New report reveals sharp rise in anti-Semitic hate crimes in Sweden

Five times as many anti-Semitic hate crimes were reported in Sweden in the three final months of 2023 compared to the same period a year before.

New report reveals sharp rise in anti-Semitic hate crimes in Sweden

A total of 110 complaints were registered by police between October 7th – when Hamas launched an attack on southern Israel – and December 31st, according to the report by The Swedish National Council for Crime Prevention (Brå).

In 2022, the figure was 24.

Around 20 percent of the complaints contain “some form of reference to the Hamas attack… or the following violence in Gaza”, according to Brå.
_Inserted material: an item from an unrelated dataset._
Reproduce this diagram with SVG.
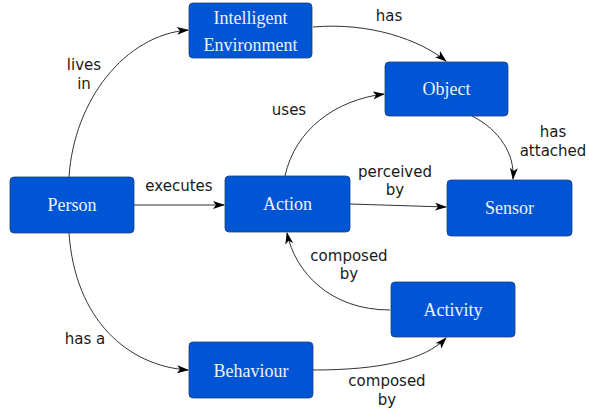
<svg xmlns="http://www.w3.org/2000/svg" width="589" height="412" viewBox="0 0 589 412">
  <defs>
    <marker id="arrow" viewBox="0 0 12 8" refX="11" refY="4" markerWidth="12" markerHeight="8" markerUnits="userSpaceOnUse" orient="auto">
      <path d="M0,0 L12,4 L0,8 L3,4 Z" fill="#000"/>
    </marker>
    <style>
      .node rect { fill: #0055d4; stroke: #1c3f78; stroke-width: 0.8; }
      .node text { fill: #eef2fa; font-family: 'Liberation Serif', serif; font-size: 18px; text-anchor: middle; }
      .edge { fill: none; stroke: #333; stroke-width: 1; marker-end: url(#arrow); }
      .label { fill: #1a1a1a; font-family: 'DejaVu Sans', sans-serif; font-size: 15px; text-anchor: middle; }
    </style>
  </defs>

  <g id="connectors">
    <path class="edge" d="M69,177 C74,100 125,35 188,30"/>
    <path class="edge" d="M313,27 C370,22 420,40 446,61"/>
    <path class="edge" d="M285,176 C295,130 335,100 384,94"/>
    <path class="edge" d="M472,116 C500,130 515,155 513,179"/>
    <path class="edge" d="M134,205 L224,205"/>
    <path class="edge" d="M350,204 L446,207"/>
    <path class="edge" d="M390,310 C330,310 295,272 287,233"/>
    <path class="edge" d="M69,233 C75,320 128,366 188,370"/>
    <path class="edge" d="M313,370 C380,370 425,360 446,338"/>
  </g>

  <g id="labels">
    <text class="label" x="84" y="70">lives</text>
    <text class="label" x="84" y="89">in</text>
    <text class="label" x="389" y="21">has</text>
    <text class="label" x="289" y="115">uses</text>
    <text class="label" x="553" y="137">has</text>
    <text class="label" x="553" y="156">attached</text>
    <text class="label" x="179" y="191">executes</text>
    <text class="label" x="395" y="177">perceived</text>
    <text class="label" x="395" y="195">by</text>
    <text class="label" x="349" y="261">composed</text>
    <text class="label" x="349" y="279">by</text>
    <text class="label" x="85" y="344">has a</text>
    <text class="label" x="387" y="386">composed</text>
    <text class="label" x="387" y="405">by</text>
  </g>

  <g id="intelligent-environment" class="node">
    <rect x="189" y="3" width="123" height="55" rx="4"/>
    <text x="250.5" y="24">Intelligent</text>
    <text x="250.5" y="51">Environment</text>
  </g>
  <g id="object" class="node">
    <rect x="385" y="62" width="123" height="54" rx="4"/>
    <text x="446.5" y="95">Object</text>
  </g>
  <g id="person" class="node">
    <rect x="10" y="177" width="124" height="56" rx="4"/>
    <text x="72" y="211">Person</text>
  </g>
  <g id="action" class="node">
    <rect x="225" y="176" width="125" height="56" rx="4"/>
    <text x="287.5" y="210">Action</text>
  </g>
  <g id="sensor" class="node">
    <rect x="447" y="180" width="125" height="56" rx="4"/>
    <text x="509.5" y="214">Sensor</text>
  </g>
  <g id="activity" class="node">
    <rect x="391" y="282" width="124" height="55" rx="4"/>
    <text x="453" y="316">Activity</text>
  </g>
  <g id="behaviour" class="node">
    <rect x="189" y="342" width="124" height="56" rx="4"/>
    <text x="251" y="377">Behaviour</text>
  </g>
</svg>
“These include anti-Semitic placards and statements in connection with demonstrations, but also threats and offences against individuals who, based on their Jewish background, have been blamed for Israel’s actions in Gaza,” Jon Lundgren, an investigator at Brå, said in a statement.

Anti-Semitic and Islamophobic attacks have been on the rise in many countries since the start of the conflict.

The war started with Hamas’s October 7th attack on southern Israel that resulted in the deaths of 1,170 people, mostly civilians, according to an AFP tally based on Israeli official figures.

The militants also took about 250 hostages. Israel estimates that 129 captives remain in Gaza, but the military says 34 of them are dead.

Israel’s massive retaliatory offensive has killed at least 34,596 people in Gaza, mostly women and children, according to the health ministry in the Hamas-run territory.